Implementation Readiness

  • Plan is ≥ 150 lines
  • All numbers are chapter-grounded (no invented values)
  • No instruments used that are introduced in a later chapter

Appendix A: Lab Slug List

Volume 1 (Foundations)

Lab Slug Chapter
00 lab_00_the_map Architect's Portal (special case: no prediction lock, track orientation only)
01 lab_01_ml_intro ML Introduction
02 lab_02_ml_systems ML Systems
03 lab_03_ml_workflow ML Workflow
04 lab_04_data_engr Data Engineering
05 lab_05_nn_compute Neural Computation
06 lab_06_nn_arch NN Architectures
07 lab_07_ml_frameworks ML Frameworks
08 lab_08_model_train Training
09 lab_09_data_selection Data Selection
10 lab_10_model_compress Model Compression
11 lab_11_hw_accel HW Acceleration
12 lab_12_perf_bench Performance Benchmarking
13 lab_13_model_serving Model Serving
14 lab_14_ml_ops ML Operations
15 lab_15_responsible_engr Responsible Engineering
16 lab_16_ml_conclusion Conclusion (special case: synthesis across all invariants)

Volume 2 (Scale) — same conventions apply; labs prefix v2_.


Appendix B: Instrument Library

Available instruments from labs.core. Use only what is listed here. Do not invent new component names.

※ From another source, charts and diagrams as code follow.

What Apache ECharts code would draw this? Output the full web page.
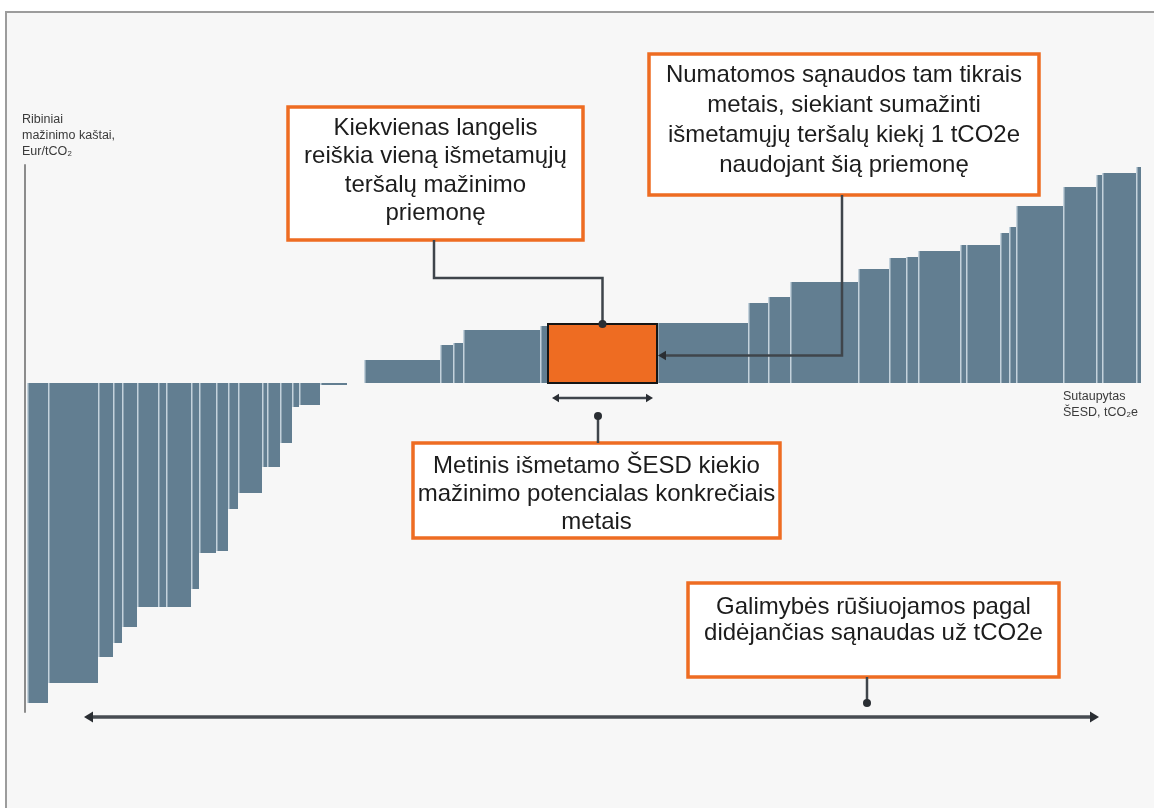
<!DOCTYPE html>
<html>
<head>
<meta charset="utf-8">
<title>Ribinių mažinimo kaštų kreivė</title>
<script src="https://cdn.jsdelivr.net/npm/echarts@6/dist/echarts.min.js"></script>
<style>
  html, body { margin: 0; padding: 0; background: #ffffff; }
  #chart { width: 1154px; height: 808px; }
</style>
</head>
<body>
<div id="chart"></div>
<script>
// abatement potential of each measure (width of a block), in 10 ktCO2e units
var potentials = [
  2.1, 5.0, 1.5, 0.9, 1.5, 2.1, 0.8, 2.5, 0.8, 1.7, 1.2, 1.0, 2.4, 0.5, 1.3, 1.2, 0.7, 2.1, 2.7, 1.7,
  7.6, 1.3, 1.0, 7.7, 0.8, 10.9, 9.1, 2.0, 2.2, 6.8, 3.1, 1.7, 1.2, 4.2, 0.6, 3.4, 0.9, 0.7, 4.7, 3.3, 0.6, 3.4, 0.5
];
// marginal cost of each measure, Eur/tCO2e
var costs = [
  -160, -150, -137, -130, -122, -112, -112, -112, -103, -85, -84, -63, -55, -42, -42, -30, -12, -11, -1, 0,
  11.5, 19, 20, 26.5, 28.5, 29.5, 30, 40, 43, 50.5, 57, 62.5, 63, 66, 69, 69, 75, 78, 88.5, 98, 104, 105, 108
];
// the measure that is explained by the callouts
var highlightIndex = 25;

var yAxisTitle = 'Ribiniai\nmažinimo kaštai,\nEur/tCO₂';
var xAxisTitle = 'Sutaupytas\nŠESD, tCO₂e';
var boxTexts = [
  'Kiekvienas langelis\nreiškia vieną išmetamųjų\nteršalų mažinimo\npriemonę',
  'Numatomos sąnaudos tam tikrais\nmetais, siekiant sumažinti\nišmetamųjų teršalų kiekį 1 tCO2e\nnaudojant šią priemonę',
  'Metinis išmetamo ŠESD kiekio\nmažinimo potencialas konkrečiais\nmetais',
  'Galimybės rūšiuojamos pagal\ndidėjančias sąnaudas už tCO2e'
];

var BAR = '#627e91';
var SEP = '#c4d2dc';
var ORANGE = '#ee6c22';
var INK = '#3f454b';

var blocks = [];
var acc = 0;
potentials.forEach(function (w, i) {
  blocks.push([acc, acc + w, costs[i], i === highlightIndex ? 1 : 0]);
  acc += w;
});

var chart = echarts.init(document.getElementById('chart'));

chart.setOption({
  animation: false,
  backgroundColor: '#ffffff',
  grid: { left: 27, right: 13, top: 165, bottom: 96 },
  xAxis: {
    type: 'value', min: 0, max: acc,
    show: false
  },
  yAxis: {
    type: 'value', min: -164.5, max: 109,
    offset: 2,
    axisLine: { show: true, onZero: false, lineStyle: { color: '#8c8c8c', width: 2 } },
    axisTick: { show: false },
    axisLabel: { show: false },
    splitLine: { show: false }
  },
  series: [{
    type: 'custom',
    data: blocks,
    encode: { x: [0, 1], y: 2 },
    renderItem: function (params, api) {
      var c = api.value(2);
      if (c === 0) return null;
      var p0 = api.coord([api.value(0), c]);
      var p1 = api.coord([api.value(1), 0]);
      var top = Math.min(p0[1], p1[1]);
      var h = Math.abs(p1[1] - p0[1]);
      var hi = api.value(3) === 1;
      var kids = [{
        type: 'rect',
        z2: hi ? 10 : 1,
        shape: { x: p0[0], y: top, width: p1[0] - p0[0], height: h },
        style: hi ? { fill: ORANGE, stroke: '#151515', lineWidth: 2 } : { fill: BAR }
      }];
      if (!hi) {
        kids.push({
          type: 'line',
          z2: 2,
          shape: { x1: p0[0] + 0.75, y1: top, x2: p0[0] + 0.75, y2: top + h },
          style: { stroke: SEP, lineWidth: 1.5 }
        });
      }
      return { type: 'group', children: kids };
    }
  }]
});

// callouts, anchored to the highlighted block
var hb = blocks[highlightIndex];
var oL = chart.convertToPixel({ gridIndex: 0 }, [hb[0], hb[2]]);
var oR = chart.convertToPixel({ gridIndex: 0 }, [hb[1], 0]);
var oMid = (oL[0] + oR[0]) / 2;
var oTop = oL[1], oBot = oR[1];

function line(pts, w, color) {
  return { type: 'polyline', z: 20, shape: { points: pts }, style: { stroke: color || INK, lineWidth: w || 2.5, fill: null } };
}
function dot(x, y, r) {
  return { type: 'circle', z: 21, shape: { cx: x, cy: y, r: r || 4 }, style: { fill: '#2a2e33' } };
}
function head(x, y, dir, s) {
  s = s || 7;
  var pts = dir === 'left'
    ? [[x, y], [x + s, y - s * 0.6], [x + s, y + s * 0.6]]
    : [[x, y], [x - s, y - s * 0.6], [x - s, y + s * 0.6]];
  return { type: 'polygon', z: 21, shape: { points: pts }, style: { fill: '#2a2e33' } };
}
function box(x, y, w, h, text, lh, textTop) {
  return [{
    type: 'rect', z: 15,
    shape: { x: x, y: y, width: w, height: h },
    style: { fill: '#ffffff', stroke: ORANGE, lineWidth: 3.5 }
  }, {
    type: 'text', z: 16,
    x: x + w / 2, y: textTop,
    style: {
      text: text, fill: '#1c1c1c', font: '24px "Liberation Sans", Arial, sans-serif',
      align: 'center', verticalAlign: 'top', lineHeight: lh
    }
  }];
}

var g = [];
// frame
g.push({ type: 'rect', z: -10, shape: { x: 6, y: 12, width: 1160, height: 810 }, style: { fill: '#f7f7f7', stroke: '#9c9c9c', lineWidth: 2 } });

// axis titles
g.push({ type: 'text', z: 5, x: 22, y: 112, style: { text: yAxisTitle, fill: '#3a3a3a', font: '12.5px "Liberation Sans", Arial, sans-serif', lineHeight: 16, verticalAlign: 'top' } });
g.push({ type: 'text', z: 5, x: 1063, y: 389, style: { text: xAxisTitle, fill: '#3a3a3a', font: '12.5px "Liberation Sans", Arial, sans-serif', lineHeight: 16, verticalAlign: 'top' } });

// box 1 and its connector to the top of the block
g = g.concat(box(288, 107, 295, 133, boxTexts[0], 28.5, 114));
g.push(line([[434, 240], [434, 278], [oMid, 278], [oMid, oTop]]));
g.push(dot(oMid, oTop));

// box 2 and its connector to the right side of the block
g = g.concat(box(649, 54, 390, 141, boxTexts[1], 30, 60));
var midY = (oTop + oBot) / 2 + 2;
g.push(line([[842, 195], [842, midY], [oR[0] + 6, midY]]));
g.push(head(oR[0] + 1, midY, 'left', 8));

// width arrow below the block and box 3
var ay = oBot + 15;
g.push(line([[oL[0] + 10, ay], [oR[0] - 10, ay]], 2.5));
g.push(head(oL[0] + 4, ay, 'left', 7));
g.push(head(oR[0] - 4, ay, 'right', 7));
g.push(line([[598, 416], [598, 443]]));
g.push(dot(598, 416));
g = g.concat(box(413, 443, 367, 95, boxTexts[2], 28, 452));

// long arrow along the whole curve and box 4
g.push(line([[92, 717], [1091, 717]], 3.5, '#474c52'));
g.push(head(84, 717, 'left', 9));
g.push(head(1099, 717, 'right', 9));
g.push(line([[867, 677], [867, 703]]));
g.push(dot(867, 703));
g = g.concat(box(688, 583, 371, 94, boxTexts[3], 26, 594));

chart.setOption({ graphic: g });
</script>
</body>
</html>
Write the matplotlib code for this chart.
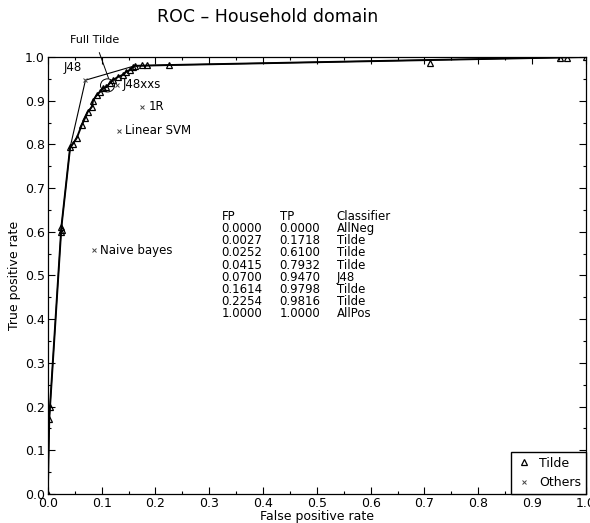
import matplotlib
matplotlib.use("Agg")
import matplotlib.pyplot as plt
from matplotlib.patches import Ellipse
from matplotlib.ticker import MultipleLocator

# Tilde ROC points
tilde_fp = [0.0, 0.0027, 0.005, 0.0252, 0.025, 0.026, 0.0415, 0.046, 0.054, 0.063,
            0.069, 0.074, 0.082, 0.084, 0.091, 0.097, 0.103, 0.109, 0.115, 0.121,
            0.130, 0.139, 0.146, 0.152, 0.158, 0.1614, 0.175, 0.184, 0.2254,
            0.71, 0.952, 0.965, 1.0]
tilde_tp = [0.0, 0.1718, 0.20, 0.61, 0.60, 0.605, 0.7932, 0.80, 0.815, 0.844,
            0.86, 0.874, 0.886, 0.90, 0.913, 0.92, 0.929, 0.931, 0.94, 0.947,
            0.954, 0.959, 0.966, 0.970, 0.977, 0.9798, 0.982, 0.982, 0.9816,
            0.986, 0.997, 0.997, 1.0]

# thick Tilde curve (skips the points lying under it on the right)
curve_fp = [0.0, 0.0027, 0.0252, 0.0415, 0.046, 0.054, 0.063, 0.069, 0.074, 0.082,
            0.084, 0.091, 0.097, 0.103, 0.109, 0.115, 0.121, 0.130, 0.139, 0.146,
            0.152, 0.158, 0.1614, 0.2254, 1.0]
curve_tp = [0.0, 0.1718, 0.61, 0.7932, 0.80, 0.815, 0.844, 0.86, 0.874, 0.886,
            0.90, 0.913, 0.92, 0.929, 0.931, 0.94, 0.947, 0.954, 0.959, 0.966,
            0.970, 0.977, 0.9798, 0.9816, 1.0]

# overall convex hull (includes J48)
hull_fp = [0.0, 0.0027, 0.0252, 0.0415, 0.0700, 0.1614, 0.2254, 1.0]
hull_tp = [0.0, 0.1718, 0.6100, 0.7932, 0.9470, 0.9798, 0.9816, 1.0]

# other classifiers
other_names = ["J48", "J48xxs", "1R", "Linear SVM", "Naive bayes"]
other_fp = [0.070, 0.128, 0.175, 0.132, 0.0855]
other_tp = [0.947, 0.936, 0.886, 0.831, 0.558]

table_fp = ["0.0000", "0.0027", "0.0252", "0.0415", "0.0700", "0.1614", "0.2254", "1.0000"]
table_tp = ["0.0000", "0.1718", "0.6100", "0.7932", "0.9470", "0.9798", "0.9816", "1.0000"]
table_cls = ["AllNeg", "Tilde", "Tilde", "Tilde", "J48", "Tilde", "Tilde", "AllPos"]

fig = plt.figure(figsize=(5.9, 5.23), dpi=100)
ax = fig.add_axes([0.081, 0.0555, 0.912, 0.8355])

ax.plot(curve_fp, curve_tp, color="black", lw=1.4, zorder=2)
ax.plot(hull_fp, hull_tp, color="black", lw=0.8, zorder=2)
ax.plot(tilde_fp, tilde_tp, ls="none", marker="^", ms=5, mfc="none", mec="black",
        mew=0.9, label="Tilde", zorder=3)
ax.plot(other_fp, other_tp, ls="none", marker="x", ms=3.5, color="#444444",
        mew=0.7, label="Others", zorder=3)

# classifier labels
ax.text(0.030, 0.977, "J48", fontsize=8.5, ha="left", va="center")
for name, x, y in zip(other_names[1:], other_fp[1:], other_tp[1:]):
    ax.text(x + 0.012, y, name, fontsize=8.5, ha="left", va="center")

# Full Tilde annotation
ax.add_patch(Ellipse((0.111, 0.935), 0.026, 0.030, fill=False, lw=0.7, color="black"))
ax.annotate("Full Tilde", xy=(0.113, 0.951), xytext=(0.087, 1.04),
            fontsize=8, ha="center", va="center", annotation_clip=False,
            arrowprops=dict(arrowstyle="-", lw=0.7, color="black", shrinkA=4, shrinkB=0))

# table of hull points
x_cols = [0.323, 0.431, 0.537]
y0 = 0.636
dy = 0.028
ax.text(x_cols[0], y0, "FP", fontsize=8.5, va="center")
ax.text(x_cols[1], y0, "TP", fontsize=8.5, va="center")
ax.text(x_cols[2], y0, "Classifier", fontsize=8.5, va="center")
for i, (a, b, c) in enumerate(zip(table_fp, table_tp, table_cls)):
    y = y0 - (i + 1) * dy
    ax.text(x_cols[0], y, a, fontsize=8.5, va="center")
    ax.text(x_cols[1], y, b, fontsize=8.5, va="center")
    ax.text(x_cols[2], y, c, fontsize=8.5, va="center")

ax.set_xlim(0, 1)
ax.set_ylim(0, 1)
ax.xaxis.set_major_locator(MultipleLocator(0.1))
ax.yaxis.set_major_locator(MultipleLocator(0.1))
ax.xaxis.set_minor_locator(MultipleLocator(0.05))
ax.yaxis.set_minor_locator(MultipleLocator(0.05))
ax.xaxis.set_major_formatter(plt.FormatStrFormatter("%.1f"))
ax.yaxis.set_major_formatter(plt.FormatStrFormatter("%.1f"))
ax.tick_params(which="both", direction="in", top=True, right=True, labelsize=9, width=0.8)
ax.tick_params(which="major", length=5, pad=2)
ax.tick_params(which="minor", length=2.5)
for s in ax.spines.values():
    s.set_linewidth(0.9)

ax.set_xlabel("False positive rate", fontsize=9, labelpad=0)
ax.set_ylabel("True positive rate", fontsize=9, labelpad=3)
fig.text(0.453, 0.967, "ROC \u2013 Household domain", fontsize=12.5,
         ha="center", va="center")

ax.legend(loc="lower right", borderaxespad=0, fancybox=False, edgecolor="black",
          fontsize=9, handlelength=1.2, handletextpad=0.6, framealpha=1)

fig.savefig("out.png", dpi=100)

Component Import Chapter First Available
LatencyWaterfall labs.core.components lab_02
MathPeek labs.core.components lab_01
ComparisonRow labs.core.components lab_01
MetricRow labs.core.components lab_01
StakeholderMessage labs.core.components lab_03
RooflineVisualizer labs.core.components lab_11
PredictionLock labs.core.components lab_01 (use compliant version from §4.3)

This document governs all lab development. When in doubt, ask: "Could Hennessy and Patterson point to the chapter line that justifies this slider range?" If not, it doesn't belong in the lab.